How important is it for parents to make sure they are getting the flu vaccine for their children?

 We know that flu vaccines work. We have had flu vaccines for years, so we know that being vaccinated as a whole works, so providing extra protection for our kids is so important. Just like any other vaccination, we want to make sure we are giving them the extra to try to prevent becoming positive for the flu.

What can parents do to keep their family healthy during the flu season?

First, handwashing is the number one thing that we can do to make sure we are protected. Cover your cough, stay home from work or school when you are sick, stay away from people who are sick, and watch for signs and symptoms. Good hygiene is necessary because we usually contaminate ourselves by putting our hands on our face and nose.  The flu, RSV, COVID-19, and other viruses are spread by droplets, which are then spread by contaminated hands.

How do you treat a child’s flu at home, and when should you bring your child to see their pediatrician?

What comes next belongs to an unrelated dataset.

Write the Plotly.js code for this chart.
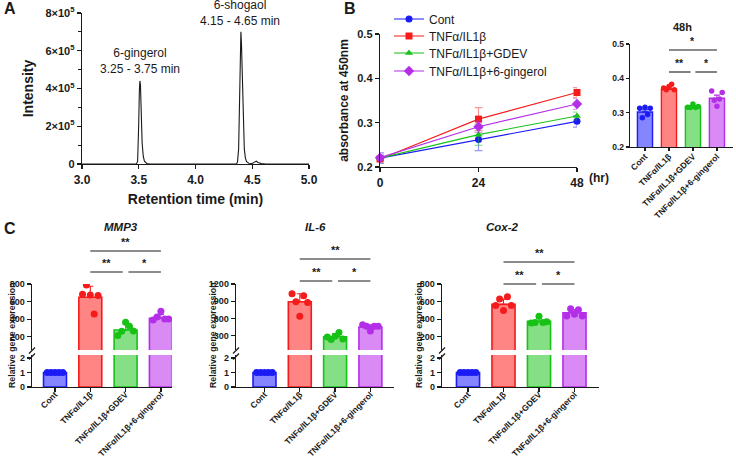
<!DOCTYPE html>
<html>
<head>
<meta charset="utf-8">
<script src="https://cdn.plot.ly/plotly-3.0.1.min.js"></script>
<style>
  html, body { margin: 0; padding: 0; background: #fff; }
  #fig { width: 736px; height: 461px; }
</style>
</head>
<body>
<div id="fig"></div>
<script>
// ---------- data ----------
// A: LC chromatogram
const rtTime = [3.0, 3.48, 3.49, 3.495, 3.50, 3.505, 3.51, 3.515, 3.52, 3.525, 3.53, 3.54, 3.55, 3.57, 3.60,
                4.36, 4.37, 4.38, 4.385, 4.39, 4.395, 4.40, 4.405, 4.41, 4.415, 4.42, 4.43, 4.44, 4.45, 4.47,
                4.50, 4.52, 4.535, 4.55, 4.58, 4.62, 5.0];
const rtIntensity = [0, 0, 15000, 80000, 220000, 380000, 440000, 420000, 320000, 200000, 110000, 40000, 15000, 3000, 0,
                     0, 10000, 80000, 250000, 480000, 660000, 700000, 640000, 500000, 340000, 210000, 80000, 30000, 12000, 4000,
                     3000, 10000, 15000, 8000, 2000, 0, 0];
const peakLabels = ['6-gingerol<br>3.25 - 3.75 min', '6-shogaol<br>4.15 - 4.65 min'];
const peakLabelX = [3.51, 4.39];
const peakLabelY = [546000, 800000];

// B: absorbance time course
const hours = [0, 24, 48];
const groups = ['Cont', 'TNFα/IL1β', 'TNFα/IL1β+GDEV', 'TNFα/IL1β+6-gingerol'];
const absCont = [0.220, 0.262, 0.303];
const absTnf  = [0.218, 0.308, 0.368];
const absGdev = [0.220, 0.273, 0.315];
const absGing = [0.221, 0.291, 0.342];
const errCont = [0.012, 0.025, 0.013];
const errTnf  = [0.004, 0.026, 0.011];
const errGdev = [0.006, 0.024, 0.009];
const errGing = [0.006, 0.013, 0.012];

// B inset: 48 h
const mean48 = [0.302, 0.368, 0.318, 0.342];
const err48  = [0.006, 0.004, 0.003, 0.009];
const pts48 = [
  [0.313, 0.285, 0.316, 0.295, 0.313],
  [0.372, 0.367, 0.376, 0.383, 0.367],
  [0.316, 0.315, 0.325, 0.315, 0.318],
  [0.363, 0.336, 0.319, 0.340, 0.359]
];

// C: relative gene expression
const mmp3Mean = [1, 650, 278, 410];
const mmp3Err  = [0, 125, 65, 45];
const mmp3Pts = [
  [1, 1, 1, 1, 1],
  [684, 790, 676, 459, 670],
  [215, 264, 365, 320, 265],
  [391, 425, 489, 402, 402]
];
const il6Mean = [1, 890, 280, 448];
const il6Err  = [0, 140, 55, 42];
const il6Pts = [
  [1, 1, 1, 1, 1],
  [1030, 890, 640, 996, 877],
  [277, 231, 288, 355, 243],
  [491, 464, 379, 464, 464]
];
const cox2Mean = [1, 568, 375, 472];
const cox2Err  = [0, 60, 32, 38];
const cox2Pts = [
  [1, 1, 1, 1, 1],
  [556, 630, 500, 656, 556],
  [356, 363, 433, 363, 370],
  [437, 519, 456, 507, 437]
];
const geneNames = ['MMP3', 'IL-6', 'Cox-2'];
const upperTicks = [[200, 400, 600, 800], [300, 600, 900, 1200], [200, 400, 600, 800]];
const lowerTicks = [0, 1, 2];
const sigPairs = [[1, 3, '**'], [1, 2, '**'], [2, 3, '*']];
const sig48 = [[1, 3, '*'], [1, 2, '**'], [2, 3, '*']];

// ---------- styling ----------
const W = 736, H = 461;
const px = v => v / W;
const py = v => 1 - v / H;
const FONT = 'Liberation Sans, Arial, sans-serif';
const INK = '#1a1a1a';
const edge = ['#1b1bf5', '#f51b1b', '#17c217', '#b42ee8'];
const fill = ['#8585ff', '#ff8585', '#85e085', '#d98af5'];
const soft = ['rgba(27,27,245,0.45)', 'rgba(245,27,27,0.45)', 'rgba(23,194,23,0.45)', 'rgba(180,46,232,0.45)'];
const bSymbols = ['circle', 'square', 'triangle-up', 'diamond'];
const legendRows = [19, 36, 53, 71];

const axBase = {
  showline: true, linecolor: INK, linewidth: 1.3, ticks: 'outside', tickcolor: INK,
  tickwidth: 1.3, ticklen: 4, zeroline: false, showgrid: false, fixedrange: true
};
const boldTick = s => ({ size: s, weight: 'bold', family: FONT, color: INK });

const traces = [];
const shapes = [];
const annotations = [];

// ---------- A ----------
traces.push({
  x: rtTime, y: rtIntensity, mode: 'lines', line: { color: INK, width: 1.1 },
  xaxis: 'x', yaxis: 'y', showlegend: false, hoverinfo: 'skip', offsetgroup: 'a'
});
peakLabels.forEach((t, i) => annotations.push({
  text: t, x: peakLabelX[i], y: peakLabelY[i], xref: 'x', yref: 'y', showarrow: false,
  font: { size: 12, family: FONT, color: INK }, xanchor: 'center', yanchor: 'middle'
}));

// ---------- B line chart (one legend box per series) ----------
const bSeries = [absCont, absTnf, absGdev, absGing];
const bErr = [errCont, errTnf, errGdev, errGing];
bSeries.forEach((s, i) => traces.push({
  x: hours, y: s, name: groups[i], mode: 'lines+markers',
  legend: i === 0 ? 'legend' : 'legend' + (i + 1),
  marker: { symbol: bSymbols[i], size: i === 3 ? 8 : 7, color: edge[i] },
  line: { color: edge[i], width: 1.1 },
  error_y: { type: 'data', array: bErr[i], color: soft[i], thickness: 1.2, width: 4 },
  xaxis: 'x2', yaxis: 'y2', cliponaxis: false, offsetgroup: 'b', hoverinfo: 'skip'
}));

// ---------- bar + dot helpers ----------
function addBarGroup(xa, ya, means, errs, showErr, barWidth, lw, lo, hi) {
  means.forEach((m, i) => {
    if (m < lo) return;
    traces.push({
      type: 'bar', x: [groups[i]], y: [m], width: barWidth,
      marker: { color: fill[i], line: { color: edge[i], width: lw } },
      error_y: (showErr && errs[i] > 0) ? { type: 'data', array: [errs[i]], arrayminus: [0], symmetric: false,
        color: edge[i], thickness: 1.1, width: 3 } : { visible: false },
      xaxis: xa, yaxis: ya, showlegend: false, hoverinfo: 'skip'
    });
  });
}
// dots live on an overlaying category axis so their side-by-side spread
// (scattermode "group") does not interact with the bars; values outside
// the visible segment are left out
function addPoints(xa, ya, pts, size, lo, hi) {
  for (let k = 0; k < pts[0].length; k++) {
    traces.push({
      type: 'scatter', mode: 'markers', x: groups,
      y: pts.map(g => (g[k] >= lo && g[k] <= hi) ? g[k] : null),
      marker: { color: edge, size: size }, offsetgroup: 'r' + k,
      xaxis: xa, yaxis: ya, showlegend: false, hoverinfo: 'skip'
    });
  }
}
addBarGroup('x3', 'y3', mean48, err48, true, 0.63, 1.4, -Infinity, Infinity);
addPoints('x10', 'y3', pts48, 5.5, -Infinity, Infinity);

// ---------- layout ----------
const legendBox = row => ({
  x: px(389), y: py(row), xanchor: 'left', yanchor: 'middle',
  font: { size: 12, family: FONT, color: INK }, bgcolor: 'rgba(0,0,0,0)',
  itemwidth: 30, tracegroupgap: 0
});
const layout = {
  width: W, height: H, margin: { l: 0, r: 0, t: 0, b: 0 },
  paper_bgcolor: '#fff', plot_bgcolor: 'rgba(0,0,0,0)',
  font: { family: FONT, color: INK },
  barmode: 'overlay', scattermode: 'group', scattergap: 0.45,
  showlegend: true,
  legend: legendBox(legendRows[0]),
  legend2: legendBox(legendRows[1]),
  legend3: legendBox(legendRows[2]),
  legend4: legendBox(legendRows[3]),
  xaxis: Object.assign({}, axBase, {
    domain: [px(82), px(309)], range: [3, 5], dtick: 0.5, tickformat: '.1f', anchor: 'y',
    tickfont: boldTick(12),
    title: { text: 'Retention time (min)', font: { size: 14, weight: 'bold', family: FONT, color: INK }, standoff: 8 }
  }),
  yaxis: Object.assign({}, axBase, {
    domain: [py(164), py(13)], range: [0, 800000], anchor: 'x',
    tickvals: [0, 200000, 400000, 600000, 800000],
    ticktext: ['0', '2×10<sup>5</sup>', '4×10<sup>5</sup>', '6×10<sup>5</sup>', '8×10<sup>5</sup>'],
    tickfont: boldTick(11),
    minor: { dtick: 100000, ticklen: 2.5, tickcolor: INK, tickwidth: 1.2, ticks: 'outside' },
    title: { text: 'Intensity', font: { size: 14, weight: 'bold', family: FONT, color: INK }, standoff: 8 }
  }),
  xaxis2: Object.assign({}, axBase, {
    domain: [px(380), px(577)], range: [0, 48], tickvals: hours, anchor: 'y2',
    tickfont: boldTick(12)
  }),
  yaxis2: Object.assign({}, axBase, {
    domain: [py(167), py(34)], range: [0.2, 0.5], dtick: 0.1, tickformat: '.1f', anchor: 'x2',
    tickfont: boldTick(11),
    title: { text: 'absorbance at 450nm', font: { size: 12, weight: 'bold', family: FONT, color: INK }, standoff: 6 }
  }),
  xaxis3: Object.assign({}, axBase, {
    domain: [px(630), px(733)], range: [-0.625, 3.67], type: 'category',
    categoryorder: 'array', categoryarray: groups, anchor: 'y3', tickangle: -45,
    tickfont: boldTick(8.5), ticklen: 3, ticklabelstandoff: -3
  }),
  xaxis10: {
    overlaying: 'x3', anchor: 'y3', range: [-0.625, 3.67], type: 'category',
    categoryorder: 'array', categoryarray: groups, visible: false, fixedrange: true
  },
  yaxis3: Object.assign({}, axBase, {
    domain: [py(147), py(44)], range: [0.2, 0.5], dtick: 0.1, tickformat: '.1f', anchor: 'x3',
    tickfont: boldTick(8.5), ticklen: 3
  })
};

// ---------- C ----------
const cMeans = [mmp3Mean, il6Mean, cox2Mean];
const cErrs = [mmp3Err, il6Err, cox2Err];
const cPts = [mmp3Pts, il6Pts, cox2Pts];
const lowerTop = 2.2, upperBottom = 50;
// pixel frame of each gene panel: y-axis x, first category x, axis end x, category step
const cFrame = [
  { ax: 32, c0: 55, end: 172, step: 35.3, sigTop: 251, sigLow: 272, title: 12 },
  { ax: 236, c0: 264.5, end: 394, step: 35.3, sigTop: 259, sigLow: 281, title: 213 },
  { ax: 442, c0: 468, end: 599, step: 35.5, sigTop: 262, sigLow: 284, title: 419 }
];
const axIds = [['x4', 'y4', 'y5', 'x11'], ['x6', 'y6', 'y7', 'x12'], ['x8', 'y8', 'y9', 'x13']];

cFrame.forEach((f, g) => {
  const [xa, yl, yu, xp] = axIds[g];
  const lo = (f.ax - f.c0) / f.step, hi = (f.end - f.c0) / f.step;
  const top = upperTicks[g][upperTicks[g].length - 1];
  layout['xaxis' + xa.slice(1)] = Object.assign({}, axBase, {
    domain: [px(f.ax), px(f.end)], range: [lo, hi], type: 'category',
    categoryorder: 'array', categoryarray: groups, anchor: yl, tickangle: -45,
    tickfont: boldTick(8.5), ticklabelstandoff: -6
  });
  layout['xaxis' + xp.slice(1)] = {
    overlaying: xa, anchor: yl, range: [lo, hi], type: 'category',
    categoryorder: 'array', categoryarray: groups, visible: false, fixedrange: true
  };
  layout['yaxis' + yl.slice(1)] = Object.assign({}, axBase, {
    domain: [py(387), py(355)], range: [0, lowerTop], tickvals: lowerTicks, anchor: xa,
    tickfont: boldTick(9)
  });
  layout['yaxis' + yu.slice(1)] = Object.assign({}, axBase, {
    domain: [py(350), py(284)], range: [upperBottom, top], tickvals: upperTicks[g], anchor: xa,
    tickfont: boldTick(9)
  });

  addBarGroup(xa, yl, cMeans[g], cErrs[g], false, 0.65, 1.6, -Infinity, lowerTop);
  addBarGroup(xa, yu, cMeans[g], cErrs[g], true, 0.65, 1.6, upperBottom, Infinity);
  addPoints(xp, yl, cPts[g], 7, -Infinity, lowerTop);
  addPoints(xp, yu, cPts[g], 7, upperBottom, Infinity);

  // axis break marks
  [350.5, 356.5].forEach(yy => shapes.push({
    type: 'line', xref: 'paper', yref: 'paper',
    x0: px(f.ax - 3), y0: py(yy + 3), x1: px(f.ax + 3), y1: py(yy - 3),
    line: { color: INK, width: 1.2 }
  }));

  // significance brackets
  sigPairs.forEach(([a, b, lab], k) => {
    const yy = k === 0 ? f.sigTop : f.sigLow;
    const x0 = a + (k === 2 ? 0.08 : 0);
    const x1 = b - (k === 1 ? 0.08 : 0);
    shapes.push({ type: 'line', xref: xa, yref: 'paper', x0: x0, x1: x1, y0: py(yy), y1: py(yy),
      line: { color: INK, width: 1.2 } });
    annotations.push({ text: lab, xref: xa, yref: 'paper', x: (x0 + x1) / 2, y: py(yy - 1),
      yanchor: 'bottom', showarrow: false, font: { size: 11, weight: 'bold', family: FONT, color: INK } });
  });

  // gene title and y title
  annotations.push({ text: '<b><i>' + geneNames[g] + '</i></b>', xref: 'paper', yref: 'paper',
    x: px((f.ax + f.end) / 2), y: py(227), showarrow: false, yanchor: 'middle',
    font: { size: 11.5, family: FONT, color: INK } });
  annotations.push({ text: 'Relative gene expression', xref: 'paper', yref: 'paper',
    x: px(f.title), y: py(335), textangle: -90, showarrow: false, xanchor: 'center', yanchor: 'middle',
    font: { size: 8.8, weight: 'bold', family: FONT, color: INK } });
});

// inset significance
sig48.forEach(([a, b, lab], k) => {
  const yy = k === 0 ? 50 : 72;
  const x0 = a + (k === 2 ? 0.1 : 0);
  const x1 = b - (k === 1 ? 0.1 : 0);
  shapes.push({ type: 'line', xref: 'x3', yref: 'paper', x0: x0, x1: x1, y0: py(yy), y1: py(yy),
    line: { color: INK, width: 1.1 } });
  annotations.push({ text: lab, xref: 'x3', yref: 'paper', x: (x0 + x1) / 2, y: py(yy - 1),
    yanchor: 'bottom', showarrow: false, font: { size: 10.5, weight: 'bold', family: FONT, color: INK } });
});

// panel letters and free text
const boldTxt = (t, x, y, s, xa) => ({ text: t, xref: 'paper', yref: 'paper', x: px(x), y: py(y),
  xanchor: xa || 'left', yanchor: 'middle', showarrow: false, font: { size: s, weight: 'bold', family: FONT, color: INK } });
annotations.push(boldTxt('A', 2, 9, 16));
annotations.push(boldTxt('B', 342, 9, 16));
annotations.push(boldTxt('C', 2, 228, 16));
annotations.push(boldTxt('(hr)', 587, 178, 12));
annotations.push(boldTxt('48h', 682, 27, 11, 'center'));

layout.shapes = shapes;
layout.annotations = annotations;

Plotly.newPlot('fig', traces, layout, { staticPlot: true, displayModeBar: false });
</script>
</body>
</html>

To treat your child at home, give Tylenol or Motrin, depending on the child's age.  Parents should seek help from a medical professional when fever is not controlled by Tylenol when the child is not eating or drinking, or having at least six to eight wet diapers a day. It is not usually the flu that brings a patient to the emergency department; it is the complications of flu, which are dehydration, uncontrolled fever and/or pneumonia.